Judging the Royals

A closer look at the Royals’ newest addition, first baseman/outfielder Brandon Moss

Former Cardinals slugger Brandon Moss will take his cuts with the Royals this season.
Former Cardinals slugger Brandon Moss will take his cuts with the Royals this season. AP

In case you haven’t heard, the Royals have signed Brandon Moss to a two-year deal. Moss mainly plays first base or a corner outfield spot, but early speculation (more on that before we’re through) has him slotted in as the Royals’ designated hitter.

Here’s a look at how he stacks up in each of his possible roles in Kansas City.

Moss in the outfield

The Royals have a huge outfield and need guys who can cover ground to play it. Moss has 10 years in the big leagues and nine career stolen bases in 20 attempts. Those numbers do not suggest outstanding speed.

Jorge Soler, the guy who looks likely to play right field, has four stolen bases in three years, so it seems pretty unlikely that the Royals have improved their outfield range with the acquisition of these two players.

If you have a short porch in left or right field, you can try to hide an outfielder with poor range in a corner. But that won’t work in Kauffman Stadium. Outfielders who aren’t great athletes tend to play deep there because they’d rather come forward on a fly ball than go back, so pay attention to where these two guys position themselves.

If they play deep and let flares drop in, it might look like the pitcher’s fault, but it will have more to do with their outfield positioning.

Moss at first base

Eric Hosmer is a much better first baseman than advanced metrics would have you believe. And if you want to know why, go back and read what I wrote about Hosmer and the Gold Glove awards.

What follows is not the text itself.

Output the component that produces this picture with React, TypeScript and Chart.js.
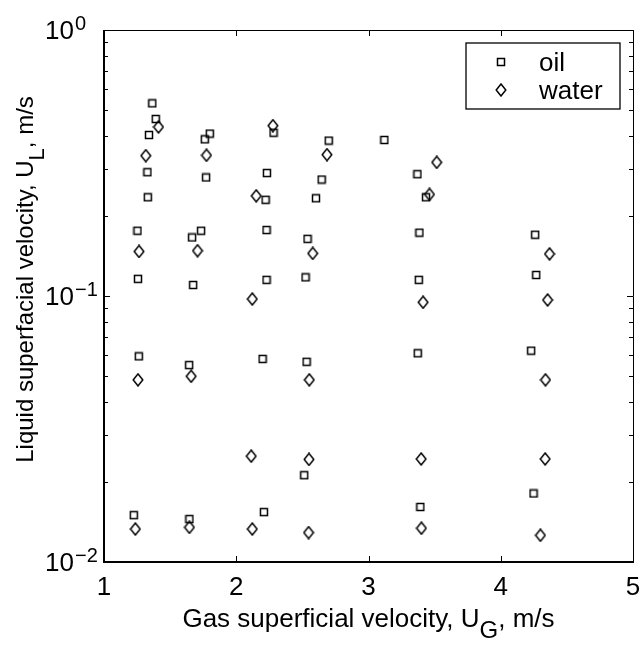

Ultimate Zone Rating does not include a first baseman’s ability to handle bad throws and that’s the most important thing a first baseman does on defense. A good first baseman makes all the other infielders better; a bad first baseman makes all the other infielders worse.

When Moss is at first base, pay attention to his glove and footwork. If Moss is bad at scooping errant throws, the other infielders will start holding onto the ball unless they’re sure they can get their feet set and make an accurate delivery.

Moss as designated hitter

Former Royals DH Kendrys Morales was a switch hitter, but Moss hits from the left side exclusively. Moss hits both left-handed and right-handed pitchers just about equally well for average, though, and hits righties for more power.

Last season, Moss hit 28 home runs for the St. Louis Cardinals, all of them to right or center field. Compared to Busch Stadium, Kauffman is 12 feet deeper in the right-center gap and 10 feet deeper in center. Moss also hit 15 of those home runs on the road, so factor that into your thinking.

Morales has a better career batting average (.273) than Moss (.241), but Moss comes a little closer in slugging percentage: Morales is at .465, Moss .455).

Dig into the numbers a bit more and one that seems significant is strikeouts: in his two years with the Royals, Morales had 1,257 plate appearances and struck out 223 times –— once every 5.6 plate appearances. In the past two years, Moss has had 990 plate appearances and struck out 289 times — once every 3.4 plate appearances. Their career strikeouts-per-plate-appearance numbers are just about the same.

Part of the Royals’ offensive philosophy is getting the ball in play and making the other team play defense, but it doesn’t appear that Moss is going to help with that.

Moss does not walk much either. His lifetime on-base-percentage is .319.

Bounce-back players

Last season, Moss was hitting .261 at the end of August and then hit .099 the rest of the way, dropping his season average to .225 for the year. You can look at that one of two ways: a sign warning you off Moss or, if you think it’s an aberration, an opportunity.

Smart teams will look for players who had a bad year for whatever reason and, as long as that player is healthy and motivated, hope for a bounce-back season. If the bad season depressed a player’s market value and the player bounces back the next year, the smart team gets a bargain. If the player doesn’t bounce back, the smart team doesn’t look so smart.

And that brings us to the difficulty of foretelling the future.

Some speculation

The world is filled with people willing to speculate about what the future holds, but unfortunately most of that speculation is wrong.

After Morales had shown his worth here in Kansas City, I went back to see what fans had to say at the time Morales was signed. Almost everybody thought it was a horrible mistake. So whatever you think about Moss right now, don’t be surprised if it turns out to be wrong.

Right now, Moss appears to be guy who won’t bring much to the table on defense or the base paths and will strike out more than you’d like and walk less than you’d like. So what Moss does when he gets the ball in play will probably define his worth.

On the other hand, I could be wrong.

But it’s sure nice to talk baseball again ... isn’t it?